How to find the offset of the last instance of a repeating character in a string? (Geoff Canyon)

[Alex Tweedly]

On 03/11/2018 00:43, Geoff Canyon via use-livecode wrote:
> I like that, changing it. Now available at
> https://github.com/gcanyon/alloffsets
>
> One thing I don't see how to do without significantly impacting performance
> is to return all offsets if there are overlapping strings. For example:
>
> allOffsets("aba","abababa")
>
> would return 1,5, when it might be reasonable to expect it to return 1,3,5.
> Using the offset function with numToSkip would make that easy; adapting
> allOffsets to do so would be harder to do cleanly I think.
>
Can I suggest changing it to "someOffsets()" :-) :-)

But seriously, can you not iteratively run "allofsets" ?
something like .... (typed straight into email - totally untested)

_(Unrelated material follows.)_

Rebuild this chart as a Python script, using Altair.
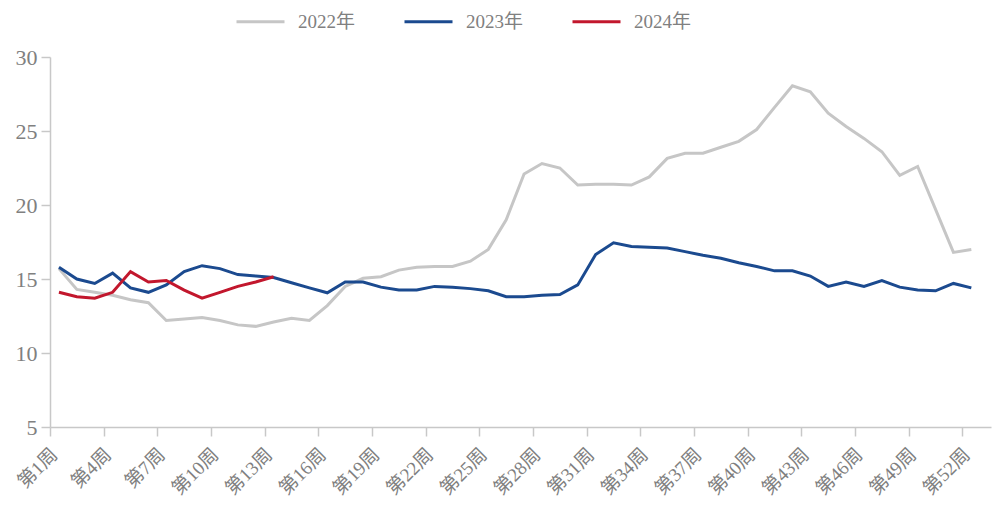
import altair as alt
import pandas as pd

# Weekly series, weeks 1-52
weeks = list(range(1, 53))
y2022 = [15.7, 14.3, 14.1, 13.9, 13.6, 13.4, 12.2, 12.3, 12.4, 12.2,
         11.9, 11.8, 12.1, 12.35, 12.2, 13.2, 14.5, 15.05, 15.15, 15.6,
         15.8, 15.85, 15.85, 16.2, 17.0, 19.0, 22.1, 22.8, 22.5, 21.35,
         21.4, 21.4, 21.35, 21.9, 23.15, 23.5, 23.5, 23.9, 24.3, 25.1,
         26.6, 28.05, 27.65, 26.2, 25.3, 24.5, 23.6, 22.0, 22.6, 19.7,
         16.8, 17.0]
y2023 = [15.8, 15.0, 14.7, 15.4, 14.4, 14.1, 14.6, 15.5, 15.9, 15.7,
         15.3, 15.2, 15.1, 14.75, 14.4, 14.07, 14.8, 14.8, 14.45, 14.26,
         14.26, 14.5, 14.45, 14.35, 14.2, 13.8, 13.8, 13.9, 13.95, 14.6,
         16.65, 17.45, 17.2, 17.15, 17.1, 16.85, 16.6, 16.4, 16.1, 15.85,
         15.55, 15.55, 15.2, 14.5, 14.8, 14.5, 14.9, 14.45, 14.25, 14.2,
         14.7, 14.4]
y2024 = [14.1, 13.8, 13.7, 14.1, 15.5, 14.8, 14.9, 14.25, 13.7, 14.1,
         14.5, 14.8, 15.15]

series_names = ["2022年", "2023年", "2024年"]
series_colors = ["#C6C6C6", "#1B4A8F", "#C2172D"]
y_ticks = [5, 10, 15, 20, 25, 30]

rows = []
for name, vals in zip(series_names, [y2022, y2023, y2024]):
    for w, v in zip(weeks, vals):
        rows.append({"week": w, "value": v, "year": name})
df = pd.DataFrame(rows)

font = "Times New Roman, Liberation Serif, Noto Sans CJK SC"
axis_gray = "#C8C8C8"
text_gray = "#808080"

# ticks sit on category boundaries, labels at category centres
tick_values = [w - 0.5 for w in weeks[::3]]

chart = alt.Chart(df).mark_line(strokeWidth=3).encode(
    x=alt.X(
        "week:Q",
        scale=alt.Scale(domain=[0.5, 53.1], nice=False, zero=False),
        axis=alt.Axis(
            values=tick_values,
            labelExpr="'第' + (datum.value + 0.5) + '周'",
            title=None, grid=False,
            labelAngle=-45, labelAlign="right", labelBaseline="middle",
            labelOffset=4, labelPadding=15,
            labelOverlap=False, labelFlush=False, labelBound=False,
            labelFont=font, labelFontSize=19, labelColor=text_gray,
            domainColor=axis_gray, domainWidth=1.5,
            tickColor=axis_gray, tickSize=9, tickWidth=1.5,
        ),
    ),
    y=alt.Y(
        "value:Q",
        scale=alt.Scale(domain=[5, 30], nice=False, zero=False),
        axis=alt.Axis(
            values=y_ticks, title=None, grid=False,
            labelFont=font, labelFontSize=22, labelColor=text_gray,
            labelPadding=4,
            domainColor=axis_gray, domainWidth=1.5,
            tickColor=axis_gray, tickSize=9, tickWidth=1.5,
        ),
    ),
    color=alt.Color(
        "year:N",
        scale=alt.Scale(domain=series_names, range=series_colors),
        legend=alt.Legend(
            title=None, orient="none", direction="horizontal", columns=3,
            legendX=185, legendY=-61,
            symbolType="stroke", symbolSize=2304, symbolStrokeWidth=3,
            labelFont=font, labelFontSize=19, labelColor=text_gray,
            labelOffset=12, columnPadding=42,
        ),
    ),
).properties(
    width=941,
    height=370,
    autosize=alt.AutoSizeParams(type="none"),
    padding={"left": 50, "top": 57, "right": 2, "bottom": 78},
).configure_view(stroke=None)

chart.save("out.html", embed_options={"renderer": "svg", "actions": False})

function allOffsets pDel, pStr
  repeat with c = 1 to 255  -- or some other upper limit ?
     if NOT pDel contains numtochar(c) then
        put numtochar(c) into c
        exit repeat
     end if
   end repeat
   repeat forever
     put someOffsets(pDel, pStr) into newR
     if the number of items in newR = 0 then exit repeat
     repeat for each item I in newR
        put c into char I of newR
     end repeat
     put newR after R
   end repeat
   sort items of R numeric
   return R
end alloffsets

-- Alex.